What you will do: Omit the pictures and output exactly the lines from the start of the entries through the line containing "4, interval: 1".

Material for the task:
┄┄┄┄┄┄┄┄┄┄┄┄┄┄┄┄┄┄┄┄

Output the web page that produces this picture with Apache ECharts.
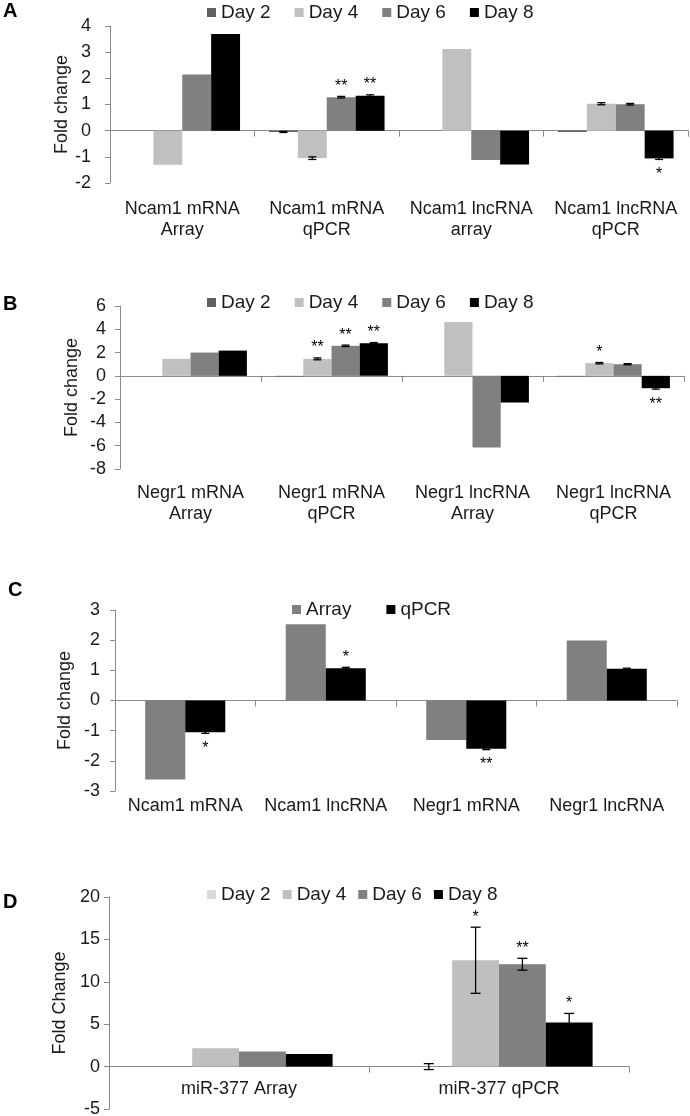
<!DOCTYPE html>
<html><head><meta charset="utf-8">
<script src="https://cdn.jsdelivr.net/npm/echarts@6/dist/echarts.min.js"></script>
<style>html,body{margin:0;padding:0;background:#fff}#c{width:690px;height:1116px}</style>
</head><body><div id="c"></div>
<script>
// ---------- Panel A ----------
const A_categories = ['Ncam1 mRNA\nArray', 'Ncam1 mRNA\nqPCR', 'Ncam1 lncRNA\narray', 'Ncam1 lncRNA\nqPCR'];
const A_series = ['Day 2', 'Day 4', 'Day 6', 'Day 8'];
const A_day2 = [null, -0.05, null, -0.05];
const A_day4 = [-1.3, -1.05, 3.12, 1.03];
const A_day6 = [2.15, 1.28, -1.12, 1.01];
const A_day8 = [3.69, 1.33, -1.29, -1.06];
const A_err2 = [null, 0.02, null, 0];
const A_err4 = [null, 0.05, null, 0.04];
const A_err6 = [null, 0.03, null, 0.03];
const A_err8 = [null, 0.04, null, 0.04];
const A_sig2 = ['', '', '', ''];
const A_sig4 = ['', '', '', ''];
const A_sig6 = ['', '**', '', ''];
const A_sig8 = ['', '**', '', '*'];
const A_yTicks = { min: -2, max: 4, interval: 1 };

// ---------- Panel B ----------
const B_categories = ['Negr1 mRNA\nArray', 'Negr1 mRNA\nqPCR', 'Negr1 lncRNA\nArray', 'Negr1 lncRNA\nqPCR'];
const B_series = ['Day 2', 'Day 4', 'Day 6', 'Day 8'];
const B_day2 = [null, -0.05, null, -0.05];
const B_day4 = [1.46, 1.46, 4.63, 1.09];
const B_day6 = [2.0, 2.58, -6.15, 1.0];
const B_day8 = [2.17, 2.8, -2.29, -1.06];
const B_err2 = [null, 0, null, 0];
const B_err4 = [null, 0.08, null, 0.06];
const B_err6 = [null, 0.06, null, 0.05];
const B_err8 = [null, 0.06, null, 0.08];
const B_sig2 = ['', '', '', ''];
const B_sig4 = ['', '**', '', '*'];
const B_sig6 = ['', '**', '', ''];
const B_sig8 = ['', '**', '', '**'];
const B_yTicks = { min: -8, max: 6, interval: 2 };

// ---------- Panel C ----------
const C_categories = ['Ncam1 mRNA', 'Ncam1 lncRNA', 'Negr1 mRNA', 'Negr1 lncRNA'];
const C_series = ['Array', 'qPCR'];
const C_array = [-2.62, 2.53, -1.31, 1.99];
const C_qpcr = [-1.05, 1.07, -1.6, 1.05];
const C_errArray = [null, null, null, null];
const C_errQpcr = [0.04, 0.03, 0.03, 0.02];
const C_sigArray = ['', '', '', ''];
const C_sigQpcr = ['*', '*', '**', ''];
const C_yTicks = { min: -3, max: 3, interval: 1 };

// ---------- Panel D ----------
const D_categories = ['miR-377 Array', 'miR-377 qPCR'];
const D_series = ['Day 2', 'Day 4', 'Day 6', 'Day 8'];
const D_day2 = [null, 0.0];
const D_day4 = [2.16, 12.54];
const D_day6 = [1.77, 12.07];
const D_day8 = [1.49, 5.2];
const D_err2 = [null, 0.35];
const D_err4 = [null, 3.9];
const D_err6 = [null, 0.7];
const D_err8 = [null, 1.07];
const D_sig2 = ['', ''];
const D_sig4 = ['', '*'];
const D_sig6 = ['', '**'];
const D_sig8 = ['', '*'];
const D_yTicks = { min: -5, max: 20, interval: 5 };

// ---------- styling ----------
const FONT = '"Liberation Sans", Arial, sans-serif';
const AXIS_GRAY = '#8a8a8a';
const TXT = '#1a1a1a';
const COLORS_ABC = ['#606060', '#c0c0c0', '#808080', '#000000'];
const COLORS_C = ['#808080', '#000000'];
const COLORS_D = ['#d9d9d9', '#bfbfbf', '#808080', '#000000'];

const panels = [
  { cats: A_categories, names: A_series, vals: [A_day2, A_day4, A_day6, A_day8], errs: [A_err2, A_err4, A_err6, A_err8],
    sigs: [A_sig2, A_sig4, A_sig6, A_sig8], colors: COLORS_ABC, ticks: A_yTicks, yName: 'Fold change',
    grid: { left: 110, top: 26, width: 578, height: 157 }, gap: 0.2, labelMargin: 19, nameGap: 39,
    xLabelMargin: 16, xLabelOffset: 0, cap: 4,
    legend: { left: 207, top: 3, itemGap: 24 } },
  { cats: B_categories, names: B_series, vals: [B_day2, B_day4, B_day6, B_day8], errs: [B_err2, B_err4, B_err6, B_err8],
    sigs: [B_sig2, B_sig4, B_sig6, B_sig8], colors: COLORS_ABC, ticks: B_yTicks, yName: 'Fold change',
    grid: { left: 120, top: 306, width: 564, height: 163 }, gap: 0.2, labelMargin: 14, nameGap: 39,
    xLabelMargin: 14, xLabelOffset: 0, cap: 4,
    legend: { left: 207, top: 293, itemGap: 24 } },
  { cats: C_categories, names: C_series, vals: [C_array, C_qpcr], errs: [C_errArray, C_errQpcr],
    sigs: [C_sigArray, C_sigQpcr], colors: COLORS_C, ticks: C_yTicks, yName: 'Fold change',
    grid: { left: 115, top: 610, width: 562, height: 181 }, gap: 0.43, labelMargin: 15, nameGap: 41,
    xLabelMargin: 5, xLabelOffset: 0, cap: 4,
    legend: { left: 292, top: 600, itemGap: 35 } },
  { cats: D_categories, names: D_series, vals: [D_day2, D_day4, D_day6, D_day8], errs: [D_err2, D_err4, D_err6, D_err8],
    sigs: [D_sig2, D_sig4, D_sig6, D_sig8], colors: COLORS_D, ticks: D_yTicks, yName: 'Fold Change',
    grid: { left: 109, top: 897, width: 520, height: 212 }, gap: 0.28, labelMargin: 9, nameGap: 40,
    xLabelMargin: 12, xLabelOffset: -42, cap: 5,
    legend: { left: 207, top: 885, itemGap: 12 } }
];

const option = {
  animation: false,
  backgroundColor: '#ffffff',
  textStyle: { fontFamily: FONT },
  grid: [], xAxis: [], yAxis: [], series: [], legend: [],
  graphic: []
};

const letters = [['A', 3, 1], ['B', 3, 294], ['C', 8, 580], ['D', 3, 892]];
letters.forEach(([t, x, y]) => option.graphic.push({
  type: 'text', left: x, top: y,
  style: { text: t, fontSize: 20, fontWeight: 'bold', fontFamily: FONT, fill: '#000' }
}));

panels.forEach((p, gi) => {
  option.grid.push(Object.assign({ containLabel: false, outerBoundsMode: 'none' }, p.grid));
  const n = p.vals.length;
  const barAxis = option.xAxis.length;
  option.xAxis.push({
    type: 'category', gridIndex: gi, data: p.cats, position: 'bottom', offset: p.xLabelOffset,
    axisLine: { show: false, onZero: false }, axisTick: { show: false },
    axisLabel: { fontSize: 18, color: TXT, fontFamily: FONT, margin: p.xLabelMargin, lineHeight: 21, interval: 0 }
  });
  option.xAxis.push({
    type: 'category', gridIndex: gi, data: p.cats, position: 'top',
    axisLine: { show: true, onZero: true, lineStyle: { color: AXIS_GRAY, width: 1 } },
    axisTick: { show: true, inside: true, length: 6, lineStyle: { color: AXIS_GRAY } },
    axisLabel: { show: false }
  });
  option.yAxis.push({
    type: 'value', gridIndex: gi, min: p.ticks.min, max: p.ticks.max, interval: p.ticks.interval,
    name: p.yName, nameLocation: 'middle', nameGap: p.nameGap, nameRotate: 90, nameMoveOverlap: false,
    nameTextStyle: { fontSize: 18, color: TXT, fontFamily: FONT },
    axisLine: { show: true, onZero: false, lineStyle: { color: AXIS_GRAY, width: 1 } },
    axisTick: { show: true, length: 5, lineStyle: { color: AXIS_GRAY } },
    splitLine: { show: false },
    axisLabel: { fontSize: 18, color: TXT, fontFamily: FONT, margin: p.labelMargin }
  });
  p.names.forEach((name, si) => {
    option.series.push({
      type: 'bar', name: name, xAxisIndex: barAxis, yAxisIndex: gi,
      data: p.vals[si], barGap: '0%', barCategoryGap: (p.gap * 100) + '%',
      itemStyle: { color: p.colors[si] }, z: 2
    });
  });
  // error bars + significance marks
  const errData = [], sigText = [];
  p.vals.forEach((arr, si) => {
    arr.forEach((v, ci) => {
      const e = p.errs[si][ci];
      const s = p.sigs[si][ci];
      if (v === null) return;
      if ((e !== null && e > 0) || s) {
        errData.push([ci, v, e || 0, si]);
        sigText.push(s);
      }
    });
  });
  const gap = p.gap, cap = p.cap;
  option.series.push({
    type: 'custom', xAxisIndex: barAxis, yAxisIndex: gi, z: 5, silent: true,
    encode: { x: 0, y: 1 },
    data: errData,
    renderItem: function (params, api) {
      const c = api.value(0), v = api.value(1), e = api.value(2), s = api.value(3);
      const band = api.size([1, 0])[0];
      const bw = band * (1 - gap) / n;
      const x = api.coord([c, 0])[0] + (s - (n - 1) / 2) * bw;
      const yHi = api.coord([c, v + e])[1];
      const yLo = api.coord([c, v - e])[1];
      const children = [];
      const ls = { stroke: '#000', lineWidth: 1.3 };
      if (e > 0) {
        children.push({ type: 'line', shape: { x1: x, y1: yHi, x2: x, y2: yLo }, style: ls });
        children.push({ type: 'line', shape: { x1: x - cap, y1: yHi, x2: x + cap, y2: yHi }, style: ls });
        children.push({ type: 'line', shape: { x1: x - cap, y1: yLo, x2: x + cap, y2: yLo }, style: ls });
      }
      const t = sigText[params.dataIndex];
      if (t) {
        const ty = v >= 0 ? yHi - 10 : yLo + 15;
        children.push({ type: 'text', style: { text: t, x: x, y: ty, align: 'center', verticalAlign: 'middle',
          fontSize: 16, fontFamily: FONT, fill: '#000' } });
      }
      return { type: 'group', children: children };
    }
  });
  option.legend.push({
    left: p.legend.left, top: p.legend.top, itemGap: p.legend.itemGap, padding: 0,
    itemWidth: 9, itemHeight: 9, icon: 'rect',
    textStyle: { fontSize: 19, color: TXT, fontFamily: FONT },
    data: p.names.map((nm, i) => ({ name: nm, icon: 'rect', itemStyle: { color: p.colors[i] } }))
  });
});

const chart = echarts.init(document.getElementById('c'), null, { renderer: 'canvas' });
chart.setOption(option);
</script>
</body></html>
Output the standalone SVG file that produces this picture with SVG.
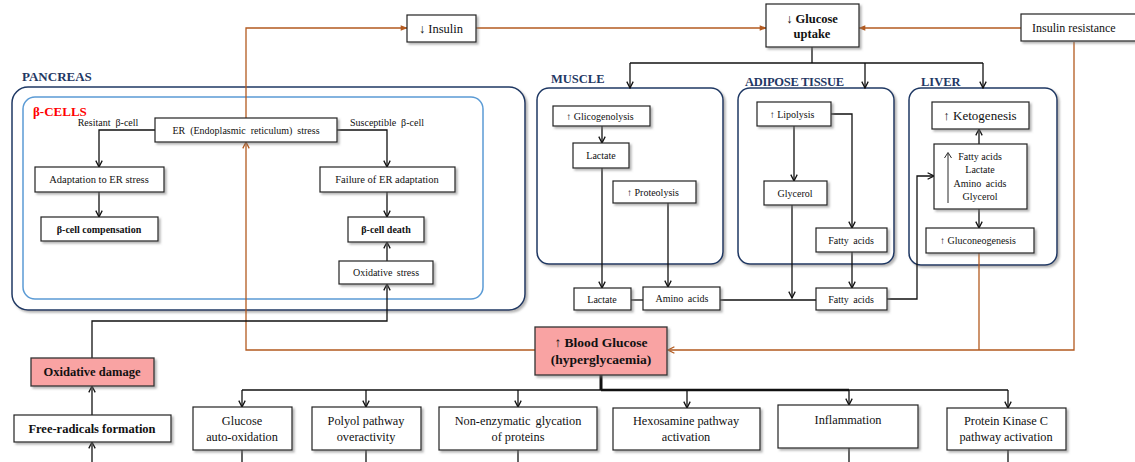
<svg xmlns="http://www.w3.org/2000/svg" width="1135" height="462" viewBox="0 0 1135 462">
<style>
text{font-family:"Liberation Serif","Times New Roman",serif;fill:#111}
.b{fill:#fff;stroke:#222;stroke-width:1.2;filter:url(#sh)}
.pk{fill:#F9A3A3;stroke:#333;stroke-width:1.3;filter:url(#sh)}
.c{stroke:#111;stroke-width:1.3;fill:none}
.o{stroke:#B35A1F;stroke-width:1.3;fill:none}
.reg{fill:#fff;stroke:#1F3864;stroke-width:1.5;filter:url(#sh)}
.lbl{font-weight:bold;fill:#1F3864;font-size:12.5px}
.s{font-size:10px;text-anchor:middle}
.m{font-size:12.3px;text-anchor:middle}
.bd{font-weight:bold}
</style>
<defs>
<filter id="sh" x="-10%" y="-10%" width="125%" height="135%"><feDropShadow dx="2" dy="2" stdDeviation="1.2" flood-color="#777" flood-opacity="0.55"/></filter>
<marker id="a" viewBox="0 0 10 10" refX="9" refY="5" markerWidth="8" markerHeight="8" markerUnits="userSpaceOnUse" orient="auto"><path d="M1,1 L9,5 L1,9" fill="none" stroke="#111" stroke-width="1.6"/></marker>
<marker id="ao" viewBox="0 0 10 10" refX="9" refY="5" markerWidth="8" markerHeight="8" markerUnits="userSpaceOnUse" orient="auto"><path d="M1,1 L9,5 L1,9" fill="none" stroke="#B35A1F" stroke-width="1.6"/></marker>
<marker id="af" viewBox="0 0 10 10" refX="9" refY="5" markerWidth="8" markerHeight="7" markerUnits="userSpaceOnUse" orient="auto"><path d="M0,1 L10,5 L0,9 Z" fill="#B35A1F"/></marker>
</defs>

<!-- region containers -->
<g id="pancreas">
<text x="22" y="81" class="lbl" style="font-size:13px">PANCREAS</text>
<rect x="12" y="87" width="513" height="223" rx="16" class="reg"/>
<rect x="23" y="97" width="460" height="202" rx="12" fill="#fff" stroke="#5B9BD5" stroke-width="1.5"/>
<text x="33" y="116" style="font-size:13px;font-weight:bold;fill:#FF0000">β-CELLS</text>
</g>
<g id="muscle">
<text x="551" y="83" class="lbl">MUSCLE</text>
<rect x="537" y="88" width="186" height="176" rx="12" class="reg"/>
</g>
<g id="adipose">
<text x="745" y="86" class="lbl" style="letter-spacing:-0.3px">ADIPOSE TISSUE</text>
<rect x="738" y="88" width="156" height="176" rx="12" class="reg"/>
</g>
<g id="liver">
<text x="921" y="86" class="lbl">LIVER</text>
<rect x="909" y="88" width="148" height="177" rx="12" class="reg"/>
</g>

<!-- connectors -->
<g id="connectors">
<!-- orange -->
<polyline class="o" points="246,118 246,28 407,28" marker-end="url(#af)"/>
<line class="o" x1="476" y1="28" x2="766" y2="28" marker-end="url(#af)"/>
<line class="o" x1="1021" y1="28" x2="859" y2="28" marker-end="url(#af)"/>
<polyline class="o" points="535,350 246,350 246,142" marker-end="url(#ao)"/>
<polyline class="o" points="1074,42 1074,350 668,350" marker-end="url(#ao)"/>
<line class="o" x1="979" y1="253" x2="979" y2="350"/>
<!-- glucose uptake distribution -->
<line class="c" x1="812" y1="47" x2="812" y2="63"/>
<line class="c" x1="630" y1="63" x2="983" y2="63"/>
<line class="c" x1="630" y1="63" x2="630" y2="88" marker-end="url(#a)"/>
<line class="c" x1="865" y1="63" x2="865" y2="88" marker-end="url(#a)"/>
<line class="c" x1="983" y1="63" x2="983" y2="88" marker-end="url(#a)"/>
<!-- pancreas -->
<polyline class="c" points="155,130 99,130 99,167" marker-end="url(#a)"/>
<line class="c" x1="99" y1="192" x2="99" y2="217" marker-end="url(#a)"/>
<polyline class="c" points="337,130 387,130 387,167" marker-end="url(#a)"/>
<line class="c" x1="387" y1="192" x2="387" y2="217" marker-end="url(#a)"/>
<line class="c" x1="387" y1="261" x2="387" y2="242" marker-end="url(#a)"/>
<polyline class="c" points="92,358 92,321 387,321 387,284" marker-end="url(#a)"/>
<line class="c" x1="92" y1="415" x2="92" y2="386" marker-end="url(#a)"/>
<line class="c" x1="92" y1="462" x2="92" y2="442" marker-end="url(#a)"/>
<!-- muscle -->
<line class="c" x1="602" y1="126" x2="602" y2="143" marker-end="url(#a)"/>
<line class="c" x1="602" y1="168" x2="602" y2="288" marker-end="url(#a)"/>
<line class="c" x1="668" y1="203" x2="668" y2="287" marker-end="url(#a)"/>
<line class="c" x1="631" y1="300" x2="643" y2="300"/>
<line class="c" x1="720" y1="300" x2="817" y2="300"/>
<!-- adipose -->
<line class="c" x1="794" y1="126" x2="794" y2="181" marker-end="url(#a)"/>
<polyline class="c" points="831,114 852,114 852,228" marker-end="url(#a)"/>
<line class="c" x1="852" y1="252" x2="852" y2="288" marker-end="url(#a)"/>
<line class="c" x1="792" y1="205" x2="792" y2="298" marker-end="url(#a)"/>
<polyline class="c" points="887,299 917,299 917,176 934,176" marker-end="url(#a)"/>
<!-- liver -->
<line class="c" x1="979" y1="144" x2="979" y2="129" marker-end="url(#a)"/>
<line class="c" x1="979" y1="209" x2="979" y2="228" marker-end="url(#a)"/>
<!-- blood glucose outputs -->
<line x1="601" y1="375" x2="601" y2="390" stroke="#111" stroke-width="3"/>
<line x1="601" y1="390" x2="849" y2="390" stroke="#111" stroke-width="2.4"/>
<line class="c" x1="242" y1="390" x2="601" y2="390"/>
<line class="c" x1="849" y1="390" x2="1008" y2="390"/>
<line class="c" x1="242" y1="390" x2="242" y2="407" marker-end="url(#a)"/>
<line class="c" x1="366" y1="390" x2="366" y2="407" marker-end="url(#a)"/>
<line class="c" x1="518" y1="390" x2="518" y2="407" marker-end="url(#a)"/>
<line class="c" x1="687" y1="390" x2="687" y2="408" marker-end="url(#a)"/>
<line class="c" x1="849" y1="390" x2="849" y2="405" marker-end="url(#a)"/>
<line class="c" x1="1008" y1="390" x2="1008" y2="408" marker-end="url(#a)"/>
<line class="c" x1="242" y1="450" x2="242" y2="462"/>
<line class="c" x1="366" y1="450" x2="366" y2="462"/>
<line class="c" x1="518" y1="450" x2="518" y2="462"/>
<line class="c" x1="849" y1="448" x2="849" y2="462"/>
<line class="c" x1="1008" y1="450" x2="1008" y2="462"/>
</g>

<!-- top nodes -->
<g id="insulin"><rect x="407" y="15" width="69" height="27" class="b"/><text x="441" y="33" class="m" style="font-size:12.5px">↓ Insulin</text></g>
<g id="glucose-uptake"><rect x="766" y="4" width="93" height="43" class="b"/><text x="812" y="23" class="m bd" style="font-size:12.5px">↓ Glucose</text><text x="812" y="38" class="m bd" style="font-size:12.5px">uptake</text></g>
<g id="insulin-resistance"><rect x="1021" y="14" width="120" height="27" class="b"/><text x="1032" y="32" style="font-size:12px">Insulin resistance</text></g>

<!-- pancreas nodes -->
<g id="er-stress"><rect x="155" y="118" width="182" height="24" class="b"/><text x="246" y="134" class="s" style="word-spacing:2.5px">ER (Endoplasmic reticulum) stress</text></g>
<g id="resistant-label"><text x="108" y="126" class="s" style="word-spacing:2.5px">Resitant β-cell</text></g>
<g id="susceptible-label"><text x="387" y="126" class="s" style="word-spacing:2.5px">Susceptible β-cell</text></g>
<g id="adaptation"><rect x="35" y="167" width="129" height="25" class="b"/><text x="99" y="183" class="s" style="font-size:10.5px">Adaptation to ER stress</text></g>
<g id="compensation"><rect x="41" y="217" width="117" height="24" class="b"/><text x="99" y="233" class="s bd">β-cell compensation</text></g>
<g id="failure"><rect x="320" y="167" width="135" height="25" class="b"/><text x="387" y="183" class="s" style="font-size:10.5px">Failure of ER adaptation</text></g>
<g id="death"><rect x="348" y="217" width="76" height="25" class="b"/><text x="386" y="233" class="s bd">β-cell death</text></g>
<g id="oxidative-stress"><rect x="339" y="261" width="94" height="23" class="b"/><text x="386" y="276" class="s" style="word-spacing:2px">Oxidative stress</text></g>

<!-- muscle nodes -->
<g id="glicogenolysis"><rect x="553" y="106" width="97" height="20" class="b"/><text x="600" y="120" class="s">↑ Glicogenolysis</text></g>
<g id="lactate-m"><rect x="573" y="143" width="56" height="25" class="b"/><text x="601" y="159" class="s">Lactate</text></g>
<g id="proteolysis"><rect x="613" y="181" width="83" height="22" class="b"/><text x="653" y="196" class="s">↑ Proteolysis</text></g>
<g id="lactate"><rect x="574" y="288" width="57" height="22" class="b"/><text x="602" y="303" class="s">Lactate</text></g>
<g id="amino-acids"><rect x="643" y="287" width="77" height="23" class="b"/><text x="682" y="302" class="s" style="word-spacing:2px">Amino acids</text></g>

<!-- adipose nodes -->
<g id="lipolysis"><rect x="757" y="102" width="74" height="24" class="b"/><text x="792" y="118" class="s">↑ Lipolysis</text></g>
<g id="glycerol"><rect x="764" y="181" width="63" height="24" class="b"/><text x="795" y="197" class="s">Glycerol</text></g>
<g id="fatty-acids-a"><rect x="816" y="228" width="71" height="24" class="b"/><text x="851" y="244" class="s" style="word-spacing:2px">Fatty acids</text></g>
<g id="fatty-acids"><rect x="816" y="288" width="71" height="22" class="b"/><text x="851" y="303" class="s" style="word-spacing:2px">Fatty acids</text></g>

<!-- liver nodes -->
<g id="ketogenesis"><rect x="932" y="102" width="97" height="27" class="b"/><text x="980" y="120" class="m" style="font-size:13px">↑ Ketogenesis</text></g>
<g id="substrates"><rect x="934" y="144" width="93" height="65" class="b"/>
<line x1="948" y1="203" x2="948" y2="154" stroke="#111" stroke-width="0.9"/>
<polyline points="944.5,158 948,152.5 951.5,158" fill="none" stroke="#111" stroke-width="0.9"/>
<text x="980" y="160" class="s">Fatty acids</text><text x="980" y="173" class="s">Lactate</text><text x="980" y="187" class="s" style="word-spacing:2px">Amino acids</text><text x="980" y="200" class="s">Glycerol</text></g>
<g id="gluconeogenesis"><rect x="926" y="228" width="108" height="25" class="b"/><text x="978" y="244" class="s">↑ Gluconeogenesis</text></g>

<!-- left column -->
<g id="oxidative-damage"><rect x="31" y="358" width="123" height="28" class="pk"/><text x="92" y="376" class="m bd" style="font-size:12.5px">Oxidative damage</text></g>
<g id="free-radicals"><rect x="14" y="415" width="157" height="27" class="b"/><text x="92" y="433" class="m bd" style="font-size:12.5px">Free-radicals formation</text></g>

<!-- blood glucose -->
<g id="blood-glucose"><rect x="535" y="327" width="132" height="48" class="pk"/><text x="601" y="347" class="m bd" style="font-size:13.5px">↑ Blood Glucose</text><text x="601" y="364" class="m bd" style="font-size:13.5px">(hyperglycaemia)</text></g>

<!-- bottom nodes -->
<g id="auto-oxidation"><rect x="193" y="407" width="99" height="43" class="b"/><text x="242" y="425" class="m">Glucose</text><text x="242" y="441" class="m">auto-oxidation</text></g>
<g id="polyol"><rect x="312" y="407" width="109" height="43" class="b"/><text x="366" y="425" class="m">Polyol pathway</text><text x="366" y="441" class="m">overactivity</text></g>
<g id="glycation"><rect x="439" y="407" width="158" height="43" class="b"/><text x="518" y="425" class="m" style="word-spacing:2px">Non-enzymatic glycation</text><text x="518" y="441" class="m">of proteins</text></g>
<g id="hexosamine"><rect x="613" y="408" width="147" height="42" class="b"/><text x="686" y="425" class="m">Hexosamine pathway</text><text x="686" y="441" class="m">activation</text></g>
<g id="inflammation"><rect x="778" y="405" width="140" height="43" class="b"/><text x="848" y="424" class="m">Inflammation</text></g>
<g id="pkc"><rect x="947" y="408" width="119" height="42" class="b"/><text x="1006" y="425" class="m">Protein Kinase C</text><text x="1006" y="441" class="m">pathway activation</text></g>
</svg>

┄┄┄┄┄┄┄┄┄┄┄┄┄┄┄┄┄┄┄┄

Output for this task:
Output the web page that produces this picture with Apache ECharts.
<!DOCTYPE html>
<html><head><meta charset="utf-8">
<script src="https://cdn.jsdelivr.net/npm/echarts@6/dist/echarts.min.js"></script>
<style>html,body{margin:0;padding:0;background:#fff}#c{width:690px;height:1116px}</style>
</head><body><div id="c"></div>
<script>
// ---------- Panel A ----------
const A_categories = ['Ncam1 mRNA\nArray', 'Ncam1 mRNA\nqPCR', 'Ncam1 lncRNA\narray', 'Ncam1 lncRNA\nqPCR'];
const A_series = ['Day 2', 'Day 4', 'Day 6', 'Day 8'];
const A_day2 = [null, -0.05, null, -0.05];
const A_day4 = [-1.3, -1.05, 3.12, 1.03];
const A_day6 = [2.15, 1.28, -1.12, 1.01];
const A_day8 = [3.69, 1.33, -1.29, -1.06];
const A_err2 = [null, 0.02, null, 0];
const A_err4 = [null, 0.05, null, 0.04];
const A_err6 = [null, 0.03, null, 0.03];
const A_err8 = [null, 0.04, null, 0.04];
const A_sig2 = ['', '', '', ''];
const A_sig4 = ['', '', '', ''];
const A_sig6 = ['', '**', '', ''];
const A_sig8 = ['', '**', '', '*'];
const A_yTicks = { min: -2, max: 4, interval: 1 };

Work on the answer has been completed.